Note: In this Module, we will see some examples of how this information can be used in later phases of our penetration test. Examples that will have to do with phone calls or physical access are, therefore, not part of the OSINT process.

It cannot be stressed strongly enough how important it is to differentiate between these categories.

Even if the customer has an open S3 bucket running on AWS as an example, which was not contractually defined in the scope of work and we identify it by brute-forcing the names, we are already a violation of the contract. This type of activity could lead to a problematic situation with significant consequences.

A distinction must be made between tools that actively interact with the available resources of the target company and use different methods to retrieve information or use the disclosed information to connect it to other parts of the databases. For example, when a tool tries to find vhosts or subdomains by brute-forcing, it is an active scanning method that sends requests to the DNS servers to confirm the existence of one of these vhosts or subdomains and is, therefore no longer part of OSINT.

However, when a tool extracts the SSL certificate from a web server and compares the data in databases such as crt.sh, also known as Certificate Transparency, we are not performing an active scan against the target company. In this case, we are merely using the viewable information to obtain additional information from third parties.

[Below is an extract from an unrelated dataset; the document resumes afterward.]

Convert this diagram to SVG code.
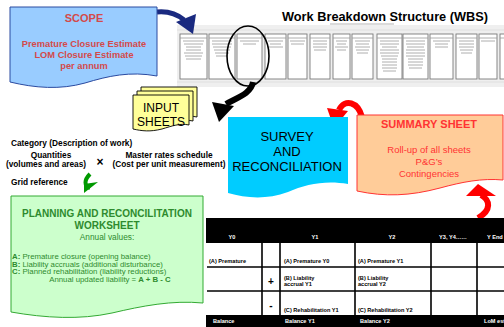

Below is a table that shows a few examples of when it is OSINT and its legality.

Activity OSINT? Legality
Looking for employees on Social Networks Yes Legal. Open-Source information.
Viewing company's website Yes Legal. Open-Source information.
Directory brute-forcing company's website No Illegal without permission since it is an active enumeration/scanning process.
Brute-forcing company's subdomains No Illegal without permissions since it is an active enumeration/scanning process.
Looking at certificate transparency logs to identify subdomains Yes Legal. No direct interaction with the target company.
Using third-party services that have collected information about the target company Yes No direct interaction with the target company.
Using third-party services that scan the target company No Illegal without permissions since it is an active enumeration/scanning process requested by us.